Thursday, April 28, 2011

Easter eggs and other traditions in Slovenia

Every year my step dad, Mr. C and I decorate the Easter eggs. The brownish red ones are somewhat of a national speciality. They are boiled in red onion peelings that give the eggs their distinct colour. This tradition developed around/after the WWII out of necessity and human ingenuity. After the war the country was pushed into severe economic depression and poverty. With no die available people resorted to this method of egg colouring.

Our Easter breakfast table. This is however not the traditional breakfast, we have made some changes after I became a vegetarian.

This is what a traditional breakfast consists of: potica, Easter eggs, ham and horseradish. In some parts of Slovenia horseradish is simply grated and served as a side dish. But in Štajerska, where my mum is from the horseradish is grated along with apples and eggs and served as a salad.

This is potica. It's hard to describe the significance of potica for the Slovene nation. Made with sweet bread dough and walnut filling it's much more than dessert. This national delicacy is present at all the significant milestones: birthday, christening, wedding, funeral and all the major holidays.

And here are a few examples of traditional Slovene Easter eggs:

This are made in a batik style, wax is applied to the raw eggs that are then consequently died in red and blue colours to achieve the multicoloured effect.

These eggs are first died in onion peelings and the motifs are then scratched onto the surface with a sharp knife.

My favourites are however these spectacular masterpieces from Franc Grom. Mr. Grom drills little holles (up to 18.000!) creating various lace like designs and patterns. Some of these eggs are then turned into a little lamp.

And finally, a technique I only found out about it last weekend. Raw eggs are cooked in teran for 15 minutes and left to soak in it overnight. The result is a wonderfully rich dark plum colour and little crystalline deposits that sparkle.


  1. Lovely! Thanks for sharing your holiday traditions. My late step-mother was Polish, and used to make Ukraine Easter eggs similar to your batik ones.
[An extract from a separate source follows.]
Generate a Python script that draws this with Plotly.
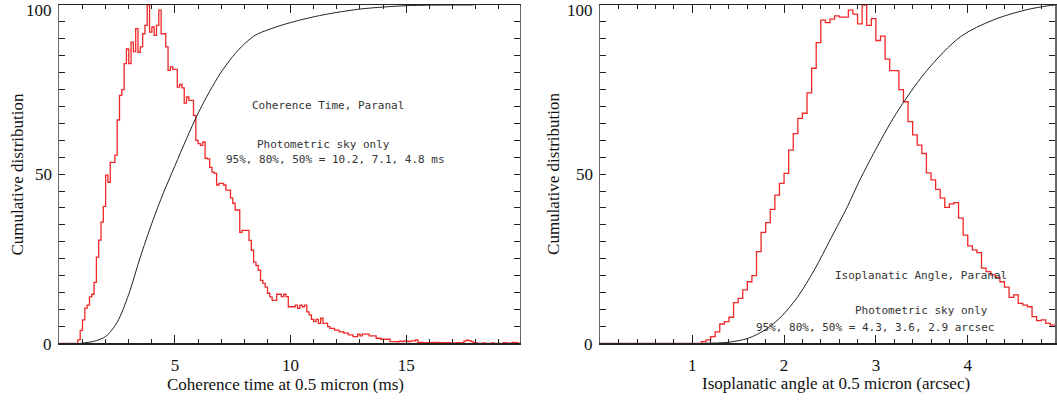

    Now I'm off to click on that link and find out what teran is.

  2. All those eggs are gorgeous! And I want some of that bread - I'm going to have to look for a recipe. I'm a good cook, but I've never made bread before - I hope it's not ridiculously difficult.

  3. Thanks, I never knew the history of the union peelings. We too color our eggs in the same way.
    Oh my, the kitten in the last picture- so adorable!
    The lacy ones, I have never seen anything similar.The color of the eggs in the last picture, just great.
    Thank you for sharing.

  4. Deja: I hope by now you've discovered teran to be a wine sort indigenous to Slovenia. I do apologize for not mentioning this in the post.

    Heidi: there are recipes for potica online, however Slovene women approach this topic with ridiculous suspicion and mistrust and guard their family's recipes as if they were The Crown jewels ;-)

    Mette: You use onion peelings as well? As I said, I haven't done a thorough research, but I was told this technique is related to the the former Eastern block countries.

  5. Wow, the drilled eggs are just stunning! Must take worlds of patience to do that. Not to mention skill.

  6. Sally: It really is a testament to human perseverance. It takes several months to make just one egg and imagine how many times an egg will break midway!